If your loved one denies that they have dementia, don’t try and force them to accept their diagnosis.
Instead of trying to convince them that they have dementia – and without getting frustrated at their denial – try and provide solutions to their problems without judging their behaviour. For example, if your loved one often forgets their medications, you can bring them a medication box to help them keep track of what they’ve taken and when (and what meds to take), and if you feel they shouldn’t be driving, you can take their car keys away to prevent them harming themselves or others.
If refusing to go to the doctor is a common occurrence for your loved one, it might be worth getting in touch with the doctor directly and requesting a Telehealth session.
If they do need to go into the doctor’s rooms, try and turn the experience into a more enticing and enjoyable one. As we mentioned above, you could head out for breakfast beforehand, grab a coffee after the appointment, or even head to the movies afterwards. Providing your loved one with something to look forward to can be a great way to encourage them to head out and see the doctor.
Does your loved one refuse to eat?
It’s often recommended to offer sweet meals such as cereal, sliced fruit or pudding, to help spark your loved one’s appetite. Keeping distractions away from the kitchen (or dining area) can also help keep your loved one focussed on eating. If they simply aren’t hungry, it might be worth encouraging them to get up and about in the mornings – sometimes a small amount of exercise, like a stroll down the street, can help boost appetite.
Dementia and End of Life Planning
If you’re concerned about your loved one’s Will – maybe you feel their Will might no longer be valid, or they don’t have the capacity to make appropriate changes (or write their Will, if they haven’t already), we’ve written some additional guides you might find useful.
Read: Is your Will legally valid? Three things to look out for.
Read: Witnessing a Will: Can a family member witness my Will?

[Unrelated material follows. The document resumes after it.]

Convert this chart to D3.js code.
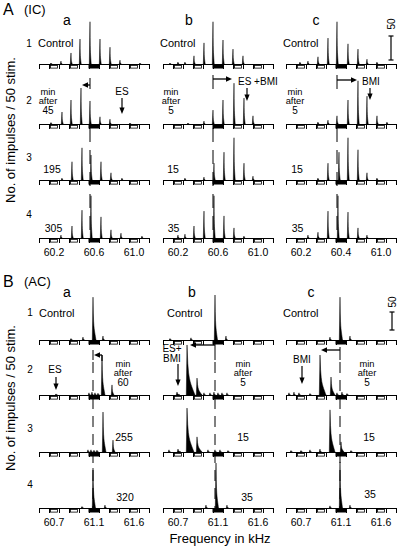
<!DOCTYPE html>
<html><head><meta charset="utf-8">
<script src="https://cdn.jsdelivr.net/npm/d3@7"></script>
<style>
body{margin:0;background:#fff}
svg{display:block}
text{font-family:"Liberation Sans",Arial,Helvetica,sans-serif;fill:#000}
</style>
</head><body><svg id="c" width="400" height="548"></svg>
<script>
// ---------------- DATA ----------------
const columns = ["a", "b", "c"];
const rowNumbers = ["1", "2", "3", "4"];
const timeLabelsA = [["Control", "45", "195", "305"], ["Control", "5", "15", "35"], ["Control", "5", "15", "35"]];
const timeLabelsB = [["Control", "60", "255", "320"], ["Control", "5", "15", "35"], ["Control", "5", "15", "35"]];
const freqDomainA = [60.05, 61.15];
const freqDomainB = [60.55, 61.65];
const tickValuesA = [60.2, 60.6, 61.0];
const tickLabelsA = [["60.2", "60.6", "61.0"], ["60.2", "60.6", "61.0"], ["60.2", "60.4", "61.0"]];
const tickValuesB = [60.7, 61.1, 61.5];
const tickLabelsB = [["60.7", "61.1", "61.6"], ["60.7", "61.1", "61.6"], ["60.7", "61.1", "61.6"]];
const bfA = [60.56, 60.55, 60.56];
const bfB = [61.09, 61.07, 61.09];
const shiftedBfA = [60.48, 60.74, 60.76];
const shiftedBfB = [61.18, 60.82, 60.90];
const stimFreqA = [60.88, 60.89, 60.89];
const stimFreqB = [60.72, 60.70, 60.71];
const stimLabelsA = [["ES"], ["ES +BMI"], ["BMI"]];
const stimLabelsB = [["ES"], ["ES+", "BMI"], ["BMI"]];
const scaleBarValue = 50;

// peaks: [frequency kHz, impulses / 50 stim, (tail width kHz)]
const peaksAa = [
  [[60.17,2],[60.27,6],[60.37,23],[60.46,52],[60.56,88],[60.66,52],[60.76,35],[60.86,8],[61.06,2]],
  [[60.17,3],[60.28,25],[60.37,50],[60.47,75],[60.56,48],[60.66,15],[60.76,10],[60.96,2]],
  [[60.28,4],[60.38,38],[60.48,67],[60.57,52],[60.67,38],[60.77,15],[60.88,4]],
  [[60.27,6],[60.38,25],[60.48,58],[60.57,88],[60.67,44],[60.77,17],[60.87,10],[61.08,4]]
];
const peaksAb = [
  [[60.12,2],[60.20,4],[60.27,4],[60.36,17],[60.46,44],[60.55,88],[60.65,50],[60.75,31],[60.85,17]],
  [[60.30,2],[60.46,6],[60.55,29],[60.65,50],[60.76,85],[60.86,54],[60.95,17]],
  [[60.27,4],[60.46,6],[60.56,35],[60.66,58],[60.76,88],[60.86,35],[60.95,8]],
  [[60.20,6],[60.27,8],[60.36,25],[60.46,56],[60.56,88],[60.66,46],[60.76,21],[60.86,4]]
];
const peaksAc = [
  [[60.19,4],[60.27,6],[60.37,15],[60.47,54],[60.56,88],[60.67,42],[60.77,31],[60.86,10],[60.96,4]],
  [[60.37,4],[60.47,8],[60.56,17],[60.67,50],[60.77,90],[60.86,58],[60.96,17],[61.06,4]],
  [[60.37,4],[60.47,35],[60.58,58],[60.67,88],[60.77,63],[60.86,15],[60.96,4]],
  [[60.27,6],[60.37,12],[60.47,56],[60.57,88],[60.67,54],[60.77,21],[60.86,6]]
];
const peaksBa = [
  [[60.87,4],[60.99,8],[61.09,119,0.03],[61.19,11]],
  [[60.72,3],[61.05,6],[61.08,8],[61.11,6],[61.14,5],[61.18,111,0.03],[61.28,28,0.02]],
  [[61.04,6],[61.07,6],[61.10,5],[61.13,5],[61.19,111,0.03],[61.29,33,0.02]],
  [[60.98,4],[61.09,111,0.025],[61.21,8]]
];
const peaksBb = [
  [[60.62,4],[60.83,6],[61.07,125,0.025],[61.18,11]],
  [[60.69,8,0.03],[60.79,139,0.08],[60.89,47,0.05],[60.96,6],[61.02,6],[61.06,8],[61.10,6],[61.14,6],[61.19,6]],
  [[60.61,6],[60.70,8,0.03],[60.79,122,0.07],[60.89,42,0.05],[61.00,6],[61.07,6],[61.12,6],[61.20,4]],
  [[60.98,8],[61.08,125,0.025],[61.19,8]]
];
const peaksBc = [
  [[60.99,8],[61.09,119,0.025],[61.19,11]],
  [[60.58,6],[60.63,8],[60.68,6],[60.79,4],[60.89,111,0.06],[61.00,50,0.04],[61.06,6],[61.11,8],[61.16,4]],
  [[60.60,4],[60.70,4],[60.79,6],[60.89,8],[60.99,117,0.05],[61.10,28,0.03],[61.20,4]],
  [[60.99,6],[61.09,128,0.025],[61.19,8]]
];

// ---------------- LAYOUT ----------------
const svg = d3.select("#c");
svg.append("rect").attr("width", 400).attr("height", 548).attr("fill", "#fff");

const colLeft = [39, 163, 286];
const colW = 110;
const segCount = 11;
const openSegs = [1, 3, 7, 9];
const bfSeg = 5;

const panels = [
  {
    name: "A", sub: "(IC)", titleY: 15, letterY: 25, letterX: [67, 189, 316],
    domain: freqDomainA, bases: [64, 124, 180, 238], px50: 24, defTail: 0.012,
    peaks: [peaksAa, peaksAb, peaksAc], tickVals: tickValuesA, tickLabels: tickLabelsA,
    labels: timeLabelsA, rowNumY: [47, 104, 161, 218], rowNumX: 29,
    controlDx: [-1, -3, -3], controlY: 47,
    minDx: [9, 8, 9], minY: [94.5, 104, 114],
    numDx: [[13, 10, 11], [14.5, 10.5, 11.5]], numY: [[173, 173, 173], [232, 232, 232]],
    bf: bfA, shifted: shiftedBfA, arrowY: [85, 79, 80], solidTop: [78, 75, 75], solidBot: 89,
    dashTop: 128, dashArr: "14,8",
    stim: stimFreqA, stimLabels: stimLabelsA,
    stimText: [{x: 122, a: "middle", y: [95]}, {x: 238, a: "start", y: [85]}, {x: 362, a: "start", y: [85]}],
    stimArrow: [[98, 114], [88, 101], [88, 100]],
    scaleX: 391, scaleBottom: 60, scaleTextY: 24, yTitle: 130, tickLabelDy: 18
  },
  {
    name: "B", sub: "(AC)", titleY: 287, letterY: 297, letterX: [67, 192, 311],
    domain: freqDomainB, bases: [340, 395, 452, 508], px50: 18, defTail: 0.015,
    peaks: [peaksBa, peaksBb, peaksBc], tickVals: tickValuesB, tickLabels: tickLabelsB,
    labels: timeLabelsB, rowNumY: [316, 373, 432, 488], rowNumX: 30,
    controlDx: [0, 4, -3], controlY: 317,
    minDx: [84, 80, 81], minY: [366.5, 376, 386],
    numDx: [[85, 80, 83], [86, 84, 84]], numY: [[441, 441, 441], [501, 501, 498]],
    bf: bfB, shifted: shiftedBfB, arrowY: [355, 345, 350], solidTop: [350, 343, 347], solidBot: 360,
    dashTop: 362, dashArr: "11,7",
    stim: stimFreqB, stimLabels: stimLabelsB,
    stimText: [{x: 55, a: "middle", y: [373]}, {x: 172, a: "middle", y: [352, 362]}, {x: 302, a: "middle", y: [363]}],
    stimArrow: [[377, 390], [364, 386], [366, 384]],
    scaleX: 392, scaleBottom: 330, scaleTextY: 302, yTitle: 398, tickLabelDy: 18
  }
];

function peakPoints(p, defTail) {
  const f = p[0], c = p[1], w = p[2] || defTail;
  const pts = [[f - 0.007, 0], [f, c]];
  for (let i = 1; i < 10; i++) {
    const t = i / 10;
    pts.push([f + w * t, c * (0.6 * Math.exp(-8 * t) + 0.4 * (1 - t))]);
  }
  pts.push([f + w, 0]);
  return pts;
}

function txt(x, y, s, size, anchor) {
  return svg.append("text").attr("x", x).attr("y", y).attr("font-size", size)
    .attr("text-anchor", anchor || "start").text(s);
}

function hArrow(x1, x2, y) {
  const dir = x2 > x1 ? 1 : -1;
  svg.append("line").attr("x1", x1).attr("x2", x2 - dir * 5).attr("y1", y).attr("y2", y)
    .attr("stroke", "#000").attr("stroke-width", 1.3);
  svg.append("path").attr("d", `M${x2},${y} L${x2 - dir * 6},${y - 2.8} L${x2 - dir * 6},${y + 2.8} Z`).attr("fill", "#000");
}
function vArrow(x, y1, y2) {
  svg.append("line").attr("x1", x).attr("x2", x).attr("y1", y1).attr("y2", y2 - 5)
    .attr("stroke", "#000").attr("stroke-width", 1.2);
  svg.append("path").attr("d", `M${x},${y2} L${x - 2.6},${y2 - 6.5} L${x + 2.6},${y2 - 6.5} Z`).attr("fill", "#000");
}

panels.forEach(P => {
  txt(3, P.titleY, P.name, 16);
  txt(24, P.titleY - 1, P.sub, 13);
  svg.append("text").attr("transform", `translate(15,${P.yTitle}) rotate(-90)`)
    .attr("font-size", 13).attr("text-anchor", "middle").text("No. of impulses / 50 stim.");
  rowNumbers.forEach((r, i) => txt(P.rowNumX, P.rowNumY[i], r, 10, "middle"));

  columns.forEach((col, ci) => {
    const left = colLeft[ci];
    const x = d3.scaleLinear().domain(P.domain).range([left, left + colW]);
    txt(P.letterX[ci], P.letterY, col, 14, "middle");
    const step = (P.domain[1] - P.domain[0]) / segCount;

    P.bases.forEach((base, ri) => {
      const y = d3.scaleLinear().domain([0, scaleBarValue]).range([base, base - P.px50]);
      const g = svg.append("g");
      const area = d3.area().x(d => x(d[0])).y0(y(0)).y1(d => y(d[1]));
      P.peaks[ci][ri].forEach(p => {
        g.append("path").attr("d", area(peakPoints(p, P.defTail)))
          .attr("fill", "#000").attr("stroke", "#000").attr("stroke-width", 0.5);
      });
      g.append("line").attr("x1", x(P.domain[0])).attr("x2", x(P.domain[1]))
        .attr("y1", base + 0.5).attr("y2", base + 0.5).attr("stroke", "#000").attr("stroke-width", 1);
      for (let k = 0; k <= segCount; k++) {
        const xx = Math.round(x(P.domain[0] + k * step)) + 0.5;
        g.append("line").attr("x1", xx).attr("x2", xx).attr("y1", base).attr("y2", base + 5)
          .attr("stroke", "#000").attr("stroke-width", 1);
      }
      openSegs.forEach(k => {
        const xa = x(P.domain[0] + k * step), xb = x(P.domain[0] + (k + 1) * step);
        g.append("rect").attr("x", xa + 1.5).attr("y", base + 1.5).attr("width", xb - xa - 3).attr("height", 2.6)
          .attr("fill", "#fff").attr("stroke", "#000").attr("stroke-width", 0.8);
      });
      {
        const xa = x(P.domain[0] + bfSeg * step), xb = x(P.domain[0] + (bfSeg + 1) * step);
        g.append("rect").attr("x", xa - 0.5).attr("y", base + 0.5).attr("width", xb - xa + 1.5).attr("height", 4)
          .attr("fill", "#000");
      }
      const lab = P.labels[ci][ri];
      if (ri === 0) txt(left + P.controlDx[ci], P.controlY, lab, 11);
      else if (ri === 1) {
        const cx = left + P.minDx[ci];
        txt(cx, P.minY[0], "min", 9.3, "middle");
        txt(cx, P.minY[1], "after", 9.3, "middle");
        txt(cx, P.minY[2], lab, 10, "middle");
      } else {
        txt(left + P.numDx[ri - 2][ci], P.numY[ri - 2][ci], lab, 10.5, "middle");
      }
      if (ri === 3) {
        P.tickVals.forEach((tv, ti) => txt(x(tv), base + P.tickLabelDy, P.tickLabels[ci][ti], 10.5, "middle"));
      }
    });

    const xb = x(P.bf[ci]);
    svg.append("line").attr("x1", xb).attr("x2", xb).attr("y1", P.solidTop[ci]).attr("y2", P.solidBot)
      .attr("stroke", "#000").attr("stroke-width", 1);
    svg.append("line").attr("x1", xb).attr("x2", xb).attr("y1", P.dashTop).attr("y2", P.bases[3])
      .attr("stroke", "#000").attr("stroke-width", 1).attr("stroke-dasharray", P.dashArr);
    if (P.name === "A") hArrow(xb, x(P.shifted[ci]), P.arrowY[ci]);
    else {
      if (ci === 0) {
        const xs = x(P.shifted[ci]);
        svg.append("line").attr("x1", xs).attr("x2", xs).attr("y1", P.arrowY[ci]).attr("y2", P.arrowY[ci] + 6)
          .attr("stroke", "#000").attr("stroke-width", 1.2);
        hArrow(xs, xb + 1, P.arrowY[ci]);
      } else hArrow(xb, x(P.shifted[ci]), P.arrowY[ci]);
    }
    const st = P.stimText[ci];
    P.stimLabels[ci].forEach((s, si) => txt(st.x, st.y[si], s, 10, st.a));
    vArrow(x(P.stim[ci]), P.stimArrow[ci][0], P.stimArrow[ci][1]);
  });

  const yS = d3.scaleLinear().domain([0, scaleBarValue]).range([P.scaleBottom, P.scaleBottom - P.px50]);
  svg.append("line").attr("x1", P.scaleX).attr("x2", P.scaleX).attr("y1", yS(0)).attr("y2", yS(scaleBarValue))
    .attr("stroke", "#000").attr("stroke-width", 1.2);
  [0, scaleBarValue].forEach(v => svg.append("line").attr("x1", P.scaleX - 2.5).attr("x2", P.scaleX + 2.5)
    .attr("y1", yS(v)).attr("y2", yS(v)).attr("stroke", "#000").attr("stroke-width", 1.2));
  svg.append("text").attr("transform", `translate(${P.scaleX + 4},${P.scaleTextY}) rotate(-90)`)
    .attr("font-size", 10).attr("text-anchor", "middle").text(String(scaleBarValue));
});

txt(220, 543, "Frequency in kHz", 13, "middle");
</script></body></html>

If you've personally been affected by dementia (perhaps you've seen it take hold of someone close to you), and you wish to make a lasting impact with your own Will, Willed have made it easy to leave a bequest as part of the Will writing journey.
Dementia Australia exists to support and empower the estimated more than 400,000 Australians living with dementia and the more than 1.5 million people who are involved in their care.
A gift in your Will to the Alzheimer’s Research Australia will help create a future that improves the lives of people affected by Alzheimer’s disease and enables future generations to enjoy life to the full as they age.
It’s important to remember that all changes can feel like big changes in the life of someone living with dementia. We (naturally) don’t like losing our independence as we age, and we especially don’t like losing our independence if we’ve been diagnosed with something that impairs our ability to remember important tasks, dates, or people. Be patient with your loved one – even if at times it can feel hard not to lose your cool – because chances are, they’re struggling, too.
Disclaimer: The content of this blog is intended to provide a general guide to the subject matter. This blog should not be relied upon as legal, financial, medical, accounting or tax advice.